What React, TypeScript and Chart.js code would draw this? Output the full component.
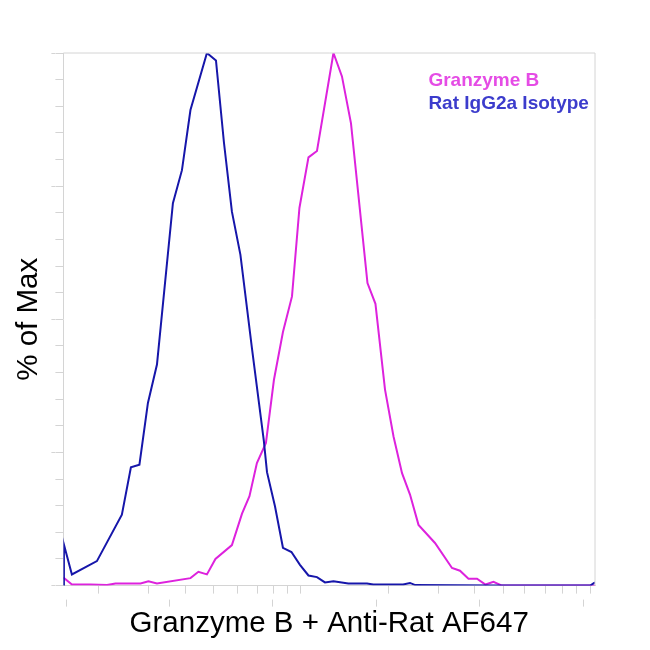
import { useEffect, useRef } from "react";
import { Chart, registerables } from "chart.js";
import type { Plugin } from "chart.js";

Chart.register(...registerables);

// fluorescence channel (0-1000) and % of max for each histogram
const granzymeX = [0, 16, 51, 82, 98, 145, 160, 176, 239, 254, 270, 286, 317, 336, 350, 364, 381, 396, 413, 430, 444, 461, 477, 508, 524, 541, 572, 587, 605, 621, 637, 652, 668, 699, 731, 746, 762, 778, 794, 809, 825, 1000];
const granzymeY = [1.5, 0.2, 0.2, 0.1, 0.4, 0.4, 0.8, 0.4, 1.4, 2.6, 2.1, 5.0, 7.6, 13.5, 16.8, 23.0, 26.8, 38.6, 47.6, 54.3, 70.9, 80.4, 81.6, 100, 95.6, 86.8, 56.8, 52.9, 36.8, 28.0, 21.1, 17.1, 11.4, 8.0, 3.3, 2.8, 1.3, 1.3, 0.2, 0.7, 0, 0];

const isotypeX = [0, 1, 16, 63, 110, 127, 143, 159, 176, 206, 223, 239, 270, 287, 302, 317, 333, 355, 377, 383, 398, 413, 429, 445, 461, 477, 492, 508, 536, 571, 583, 639, 652, 662, 821, 991, 1000];
const isotypeY = [0, 7.7, 2.1, 4.6, 13.3, 22.2, 22.7, 34.3, 41.5, 71.8, 78.0, 89.3, 100, 98.6, 83.2, 70.2, 62.1, 44.3, 27.2, 21.3, 14.9, 7.1, 6.3, 3.9, 1.9, 1.6, 0.6, 0.8, 0.4, 0.4, 0.2, 0.2, 0.5, 0.1, 0, 0, 0.6];

const seriesLabels = ["Granzyme B", "Rat IgG2a Isotype"];

// x axis tick marks (upper row on the axis, lower row of decade marks)
const minorTicks = [66, 160, 229, 282, 327, 365, 395, 421, 446, 611, 705, 774, 827, 868, 906, 938, 966, 991];
const decadeTicks = [4, 199, 393, 588, 782, 977];

const GRID = "#d4d4d4";
const FONT = "'Liberation Sans', Arial, sans-serif";
const LINE_COLORS = ["#dd22dd", "#1616aa"];
const TEXT_COLORS = ["#e54ce5", "#3c3ccc"];

const toPoints = (xs: number[], ys: number[]) => xs.map((x, i) => ({ x, y: ys[i] }));

const framePlugin: Plugin<"line"> = {
  id: "frame",
  afterDraw(chart) {
    const { ctx, chartArea: a, scales } = chart;
    ctx.save();
    ctx.strokeStyle = GRID;
    ctx.lineWidth = 1;
    ctx.beginPath();
    ctx.moveTo(a.left, a.top);
    ctx.lineTo(a.right, a.top);
    ctx.lineTo(a.right, a.bottom);
    decadeTicks.forEach((v) => {
      const px = Math.round(scales.x.getPixelForValue(v)) + 0.5;
      ctx.moveTo(px, a.bottom + 14);
      ctx.lineTo(px, a.bottom + 21);
    });
    ctx.stroke();

    // legend in the top right of the plot
    ctx.font = `bold 19px ${FONT}`;
    ctx.textAlign = "left";
    ctx.textBaseline = "alphabetic";
    seriesLabels.forEach((label, i) => {
      ctx.fillStyle = TEXT_COLORS[i];
      ctx.fillText(label, a.left + 365, a.top + 33 + i * 22.5);
    });
    ctx.restore();
  },
};

const App = () => {
  const canvasRef = useRef<HTMLCanvasElement>(null);

  useEffect(() => {
    if (!canvasRef.current) return;

    const chart = new Chart(canvasRef.current, {
      type: "line",
      data: {
        datasets: [
          {
            label: seriesLabels[0],
            data: toPoints(granzymeX, granzymeY),
            borderColor: LINE_COLORS[0],
            borderWidth: 2,
            pointRadius: 0,
            tension: 0,
            clip: 0,
            order: 1,
          },
          {
            label: seriesLabels[1],
            data: toPoints(isotypeX, isotypeY),
            borderColor: LINE_COLORS[1],
            borderWidth: 2,
            pointRadius: 0,
            tension: 0,
            clip: 0,
            order: 0,
          },
        ],
      },
      options: {
        animation: false,
        responsive: true,
        maintainAspectRatio: false,
        layout: { padding: { top: 53, right: 55, left: 0, bottom: 0 } },
        plugins: {
          legend: { display: false },
          tooltip: { enabled: false },
        },
        scales: {
          x: {
            type: "linear",
            min: 0,
            max: 1000,
            afterBuildTicks: (scale) => {
              scale.ticks = minorTicks.map((value) => ({ value }));
            },
            ticks: { display: false },
            grid: { drawOnChartArea: false, tickLength: 8, color: GRID },
            border: { color: GRID },
            title: {
              display: true,
              text: "Granzyme B + Anti-Rat AF647",
              color: "#000",
              font: { family: FONT, size: 29.5 },
              padding: { top: 13, bottom: 8 },
            },
          },
          y: {
            min: 0,
            max: 100,
            ticks: { display: false, stepSize: 5 },
            grid: { drawOnChartArea: false, tickLength: 8, color: GRID },
            border: { color: GRID },
          },
          y2: {
            position: "left",
            weight: 1,
            min: 0,
            max: 100,
            ticks: { display: false, stepSize: 25 },
            grid: { drawOnChartArea: false, tickLength: 4, color: GRID },
            border: { display: false },
            title: {
              display: true,
              text: "% of Max",
              color: "#000",
              font: { family: FONT, size: 29.5 },
              padding: { top: 11, bottom: 5 },
            },
          },
        },
      },
      plugins: [framePlugin],
    });

    return () => {
      chart.destroy();
    };
  }, []);

  return (
    <div style={{ position: "fixed", left: 0, top: 0, width: 650, height: 650, background: "#fff" }}>
      <canvas ref={canvasRef}></canvas>
    </div>
  );
};

export default App;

WHAT YOU ARE ASKED TO DO |
Reproduce the listing exactly. Leave its pictures out.

ANSWER TO THIS PROBLEM |
What React, TypeScript and Chart.js code would draw this? Output the full component.
import { useEffect, useRef } from "react";
import { Chart, registerables } from "chart.js";
import type { Plugin } from "chart.js";

Chart.register(...registerables);

// fluorescence channel (0-1000) and % of max for each histogram
const granzymeX = [0, 16, 51, 82, 98, 145, 160, 176, 239, 254, 270, 286, 317, 336, 350, 364, 381, 396, 413, 430, 444, 461, 477, 508, 524, 541, 572, 587, 605, 621, 637, 652, 668, 699, 731, 746, 762, 778, 794, 809, 825, 1000];
const granzymeY = [1.5, 0.2, 0.2, 0.1, 0.4, 0.4, 0.8, 0.4, 1.4, 2.6, 2.1, 5.0, 7.6, 13.5, 16.8, 23.0, 26.8, 38.6, 47.6, 54.3, 70.9, 80.4, 81.6, 100, 95.6, 86.8, 56.8, 52.9, 36.8, 28.0, 21.1, 17.1, 11.4, 8.0, 3.3, 2.8, 1.3, 1.3, 0.2, 0.7, 0, 0];

const isotypeX = [0, 1, 16, 63, 110, 127, 143, 159, 176, 206, 223, 239, 270, 287, 302, 317, 333, 355, 377, 383, 398, 413, 429, 445, 461, 477, 492, 508, 536, 571, 583, 639, 652, 662, 821, 991, 1000];
const isotypeY = [0, 7.7, 2.1, 4.6, 13.3, 22.2, 22.7, 34.3, 41.5, 71.8, 78.0, 89.3, 100, 98.6, 83.2, 70.2, 62.1, 44.3, 27.2, 21.3, 14.9, 7.1, 6.3, 3.9, 1.9, 1.6, 0.6, 0.8, 0.4, 0.4, 0.2, 0.2, 0.5, 0.1, 0, 0, 0.6];

const seriesLabels = ["Granzyme B", "Rat IgG2a Isotype"];

// x axis tick marks (upper row on the axis, lower row of decade marks)
const minorTicks = [66, 160, 229, 282, 327, 365, 395, 421, 446, 611, 705, 774, 827, 868, 906, 938, 966, 991];
const decadeTicks = [4, 199, 393, 588, 782, 977];

const GRID = "#d4d4d4";
const FONT = "'Liberation Sans', Arial, sans-serif";
const LINE_COLORS = ["#dd22dd", "#1616aa"];
const TEXT_COLORS = ["#e54ce5", "#3c3ccc"];

const toPoints = (xs: number[], ys: number[]) => xs.map((x, i) => ({ x, y: ys[i] }));

const framePlugin: Plugin<"line"> = {
  id: "frame",
  afterDraw(chart) {
    const { ctx, chartArea: a, scales } = chart;
    ctx.save();
    ctx.strokeStyle = GRID;
    ctx.lineWidth = 1;
    ctx.beginPath();
    ctx.moveTo(a.left, a.top);
    ctx.lineTo(a.right, a.top);
    ctx.lineTo(a.right, a.bottom);
    decadeTicks.forEach((v) => {
      const px = Math.round(scales.x.getPixelForValue(v)) + 0.5;
      ctx.moveTo(px, a.bottom + 14);
      ctx.lineTo(px, a.bottom + 21);
    });
    ctx.stroke();

    // legend in the top right of the plot
    ctx.font = `bold 19px ${FONT}`;
    ctx.textAlign = "left";
    ctx.textBaseline = "alphabetic";
    seriesLabels.forEach((label, i) => {
      ctx.fillStyle = TEXT_COLORS[i];
      ctx.fillText(label, a.left + 365, a.top + 33 + i * 22.5);
    });
    ctx.restore();
  },
};

const App = () => {
  const canvasRef = useRef<HTMLCanvasElement>(null);

  useEffect(() => {
    if (!canvasRef.current) return;

    const chart = new Chart(canvasRef.current, {
      type: "line",
      data: {
        datasets: [
          {
            label: seriesLabels[0],
            data: toPoints(granzymeX, granzymeY),
            borderColor: LINE_COLORS[0],
            borderWidth: 2,
            pointRadius: 0,
            tension: 0,
            clip: 0,
            order: 1,
          },
          {
            label: seriesLabels[1],
            data: toPoints(isotypeX, isotypeY),
            borderColor: LINE_COLORS[1],
            borderWidth: 2,
            pointRadius: 0,
            tension: 0,
            clip: 0,
            order: 0,
          },
        ],
      },
      options: {
        animation: false,
        responsive: true,
        maintainAspectRatio: false,
        layout: { padding: { top: 53, right: 55, left: 0, bottom: 0 } },
        plugins: {
          legend: { display: false },
          tooltip: { enabled: false },
        },
        scales: {
          x: {
            type: "linear",
            min: 0,
            max: 1000,
            afterBuildTicks: (scale) => {
              scale.ticks = minorTicks.map((value) => ({ value }));
            },
            ticks: { display: false },
            grid: { drawOnChartArea: false, tickLength: 8, color: GRID },
            border: { color: GRID },
            title: {
              display: true,
              text: "Granzyme B + Anti-Rat AF647",
              color: "#000",
              font: { family: FONT, size: 29.5 },
              padding: { top: 13, bottom: 8 },
            },
          },
          y: {
            min: 0,
            max: 100,
            ticks: { display: false, stepSize: 5 },
            grid: { drawOnChartArea: false, tickLength: 8, color: GRID },
            border: { color: GRID },
          },
          y2: {
            position: "left",
            weight: 1,
            min: 0,
            max: 100,
            ticks: { display: false, stepSize: 25 },
            grid: { drawOnChartArea: false, tickLength: 4, color: GRID },
            border: { display: false },
            title: {
              display: true,
              text: "% of Max",
              color: "#000",
              font: { family: FONT, size: 29.5 },
              padding: { top: 11, bottom: 5 },
            },
          },
        },
      },
      plugins: [framePlugin],
    });

    return () => {
      chart.destroy();
    };
  }, []);

  return (
    <div style={{ position: "fixed", left: 0, top: 0, width: 650, height: 650, background: "#fff" }}>
      <canvas ref={canvasRef}></canvas>
    </div>
  );
};

export default App;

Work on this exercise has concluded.